China and thorium reactors

China is moving ahead with thorium-based nuclear reactors, at least at the pilot scale. It is based on a design that the U.S. pioneered and then abandoned.

When China switches on its experimental reactor, it will be the first molten-salt reactor operating since 1969, when US researchers at the Oak Ridge National Laboratory in Tennessee shut theirs down. And it will be the first molten-salt reactor to be fuelled by thorium. Researchers who have collaborated with SINAP say the Chinese design copies that of Oak Ridge, but improves on it by calling on decades of innovation in manufacturing, materials and instrumentation…

Molten-salt reactors are just one of many advanced nuclear technologies China is investing in. In 2002, an intergovernmental forum identified six promising reactor technologies to fast-track by 2030, including reactors cooled by lead or sodium liquids. China has programmes for all of them.

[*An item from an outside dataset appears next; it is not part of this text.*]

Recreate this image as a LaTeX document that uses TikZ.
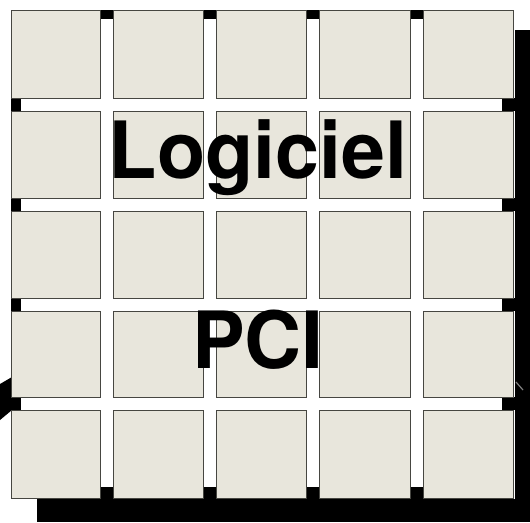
\documentclass[tikz,border=0pt]{standalone}
\usepackage{fontspec}
\setmainfont{TeX Gyre Heros}
\definecolor{tilefill}{RGB}{232,230,220}
\definecolor{tileedge}{RGB}{70,70,65}
\begin{document}
\begin{tikzpicture}[x=1pt,y=-1pt,
  tile/.style={fill=tilefill,draw=tileedge,line width=0.9pt},
  gapend/.style={fill=black},
  bigtext/.style={font=\bfseries\fontsize{79}{79}\selectfont,text=black,inner sep=0pt,anchor=base}]
\useasboundingbox (0,0) rectangle (530,522);
\fill[white] (0,0) rectangle (530,522);
% shadow
\fill[black] (37,30) rectangle (530,522);
\fill[white] (11,10) rectangle (515,499);
% left wedge and right streak
\fill[black] (0,384) -- (12,377) -- (12,410) -- (0,420) -- cycle;
\draw[gray,line width=1.2pt] (516,382) -- (523,390);
% black gap ends
\foreach \x in {100,203,306,410} {
  \fill[black] (\x,10) rectangle ++(13,9);
  \fill[black] (\x,487) rectangle ++(13,12);
}
\foreach \y in {98,198,298,397} {
  \fill[black] (11,\y) rectangle ++(10,13);
  \fill[black] (502,\y) rectangle ++(13,13);
}
% tiles
\foreach \c/\xa/\xb in {1/11/100,2/113/203,3/216/306,4/319/410,5/423/513} {
  \foreach \r/\ya/\yb in {1/10/98,2/111/198,3/211/298,4/311/397,5/410/498} {
    \draw[tile] (\xa,\ya) rectangle (\xb,\yb);
  }
}
\node[bigtext] (logiciel) at (258,178) {Logiciel};
\node[bigtext] (pci) at (258,368) {PCI};
\end{tikzpicture}
\end{document}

Some of these reactor types could replace coal-fuelled power plants, says David Fishman, a project manager at the Lantau Group energy consultancy in Hong Kong. “As China cruises towards carbon neutrality, it could pull out [power plant] boilers and retrofit them with nuclear reactors.”

Nature

I’ve come around to the idea that it was misguided for environmental activists in many countries to essentially shut down a shift toward nuclear power over the past 50 years or so. Whatever the short-term risks, they would have been smaller than the long-term risks of fossil fuels, many of which are now locked in. Maybe thorium and molten salt are technologies we should be making available to developing countries to ease nuclear weapons proliferation pressure. We still need to double down on progress toward true renewables at the same time.